Material:
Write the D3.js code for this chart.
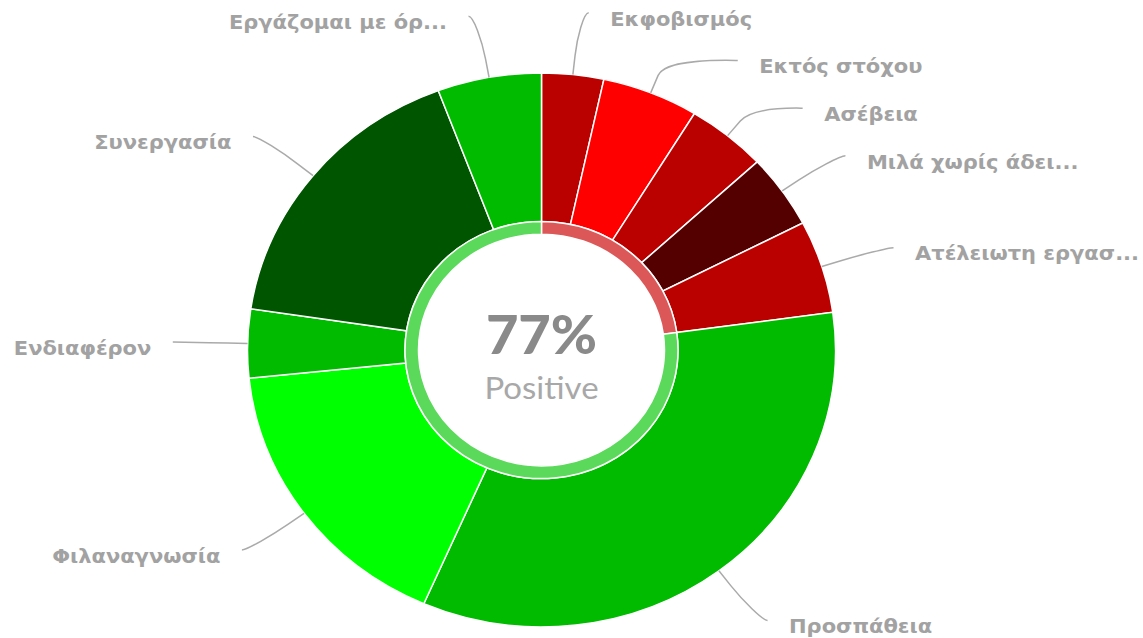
<!DOCTYPE html>
<html><head><meta charset="utf-8">
<script src="https://cdn.jsdelivr.net/npm/d3@7"></script>
<style>body{margin:0;background:#fff;overflow:hidden}</style>
</head><body>
<svg id="chart" width="1143" height="638"></svg>
<script>
// ---- data ----
const categories = ["Εκφοβισμός","Εκτός στόχου","Ασέβεια","Μιλά χωρίς άδει...","Ατέλειωτη εργασ...","Προσπάθεια","Φιλαναγνωσία","Ενδιαφέρον","Συνεργασία","Εργάζομαι με όρ..."];
const values = [3.4, 5.3, 4.4, 4.3, 5.4, 33.7, 16.8, 4.0, 16.9, 5.7];
const sentiment = ["neg","neg","neg","neg","neg","pos","pos","pos","pos","pos"];
const sliceColors = ["#bb0000","#ff0000","#bb0000","#550000","#bb0000","#00bb00","#00ff00","#00bb00","#005500","#00bb00"];
const ringColors = {neg:"#dc5858", pos:"#5ad95a"};
const centerLabel = "Positive";

// ---- layout ----
const cx = 541.5, cy = 350, ky = 0.942;
const rOuter = 294, rInner = 136.5, ringInner = 123, ringOuter = 136.5;

const svg = d3.select("#chart");
const g = svg.append("g").attr("transform", `translate(${cx},${cy}) scale(1,${ky})`);

const data = categories.map((c,i)=>({cat:c, value:values[i], color:sliceColors[i], s:sentiment[i]}));
const pie = d3.pie().sort(null).value(d=>d.value);
const arcs = pie(data);
const arc = d3.arc().innerRadius(rInner).outerRadius(rOuter);

g.selectAll("path.slice").data(arcs).join("path")
  .attr("class","slice")
  .attr("d", arc)
  .attr("fill", d=>d.data.color)
  .attr("stroke","#fff").attr("stroke-width",1.5)
  .attr("vector-effect","non-scaling-stroke");

// ring: share of negative / positive
const total = d3.sum(values);
const negSum = d3.sum(data.filter(d=>d.s==="neg"), d=>d.value);
const posSum = total - negSum;
const ringData = [{k:"neg", v:negSum},{k:"pos", v:posSum}];
const ringArcs = d3.pie().sort(null).value(d=>d.v)(ringData);
const ringArc = d3.arc().innerRadius(ringInner).outerRadius(ringOuter);
g.selectAll("path.ring").data(ringArcs).join("path")
  .attr("class","ring")
  .attr("d", ringArc)
  .attr("fill", d=>ringColors[d.data.k])
  .attr("stroke","#fff").attr("stroke-width",1.5)
  .attr("vector-effect","non-scaling-stroke");

// center text
g.append("text").attr("x",0).attr("y",4)
  .attr("text-anchor","middle")
  .attr("font-family","Lato, 'Open Sans', sans-serif").attr("font-weight",900)
  .attr("font-size",56).attr("fill","#8a8a8a")
  .text(Math.round(posSum/total*100) + "%");
g.append("text").attr("x",0).attr("y",52)
  .attr("text-anchor","middle")
  .attr("font-family","Lato, 'Open Sans', sans-serif").attr("font-weight",400)
  .attr("font-size",33).attr("fill","#a8a8a8")
  .text(centerLabel);

// labels
const labelR = 360, xPad = 8.8, spacing = 50.6, breakR = rOuter + 20, textGap = 21.5;
const items = arcs.map(a=>{
  const mid = (a.startAngle + a.endAngle)/2;
  return {a, mid, side: mid < Math.PI ? 1 : -1, y: -labelR*Math.cos(mid)};
});
[1,-1].forEach(side=>{
  const list = items.filter(d=>d.side===side).sort((p,q)=>p.y-q.y);
  for (let i=1;i<list.length;i++) list[i].y = Math.max(list[i].y, list[i-1].y + spacing);
});
items.forEach(d=>{
  d.x = d.side*(Math.sqrt(Math.max(0, labelR*labelR - d.y*d.y)) + xPad);
  const s = Math.sin(d.mid), c = -Math.cos(d.mid);
  d.edge = [rOuter*s, rOuter*c];
  d.brk = [breakR*s, breakR*c];
});

g.selectAll("path.leader").data(items).join("path")
  .attr("class","leader")
  .attr("d", d=>`M${d.x},${d.y} C${d.x - d.side*5},${d.y} ${2*d.brk[0]-d.edge[0]},${2*d.brk[1]-d.edge[1]} ${d.brk[0]},${d.brk[1]} L${d.edge[0]},${d.edge[1]}`)
  .attr("fill","none").attr("stroke","#aaaaaa").attr("stroke-width",1.5)
  .attr("vector-effect","non-scaling-stroke");

g.selectAll("text.lbl").data(items).join("text")
  .attr("class","lbl")
  .attr("x", d=>d.x + d.side*textGap)
  .attr("y", d=>d.y + 6.4)
  .attr("dominant-baseline","central")
  .attr("text-anchor", d=>d.side>0 ? "start" : "end")
  .attr("font-family","'DejaVu Sans', Verdana, sans-serif").attr("font-weight",700)
  .attr("font-size",21).attr("fill","#a2a2a2")
  .text(d=>d.a.data.cat);
</script>
</body></html>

Requirement:
Report the number of lines in the listing that include the string "chart"; give nothing but the number.

Expected answer:
3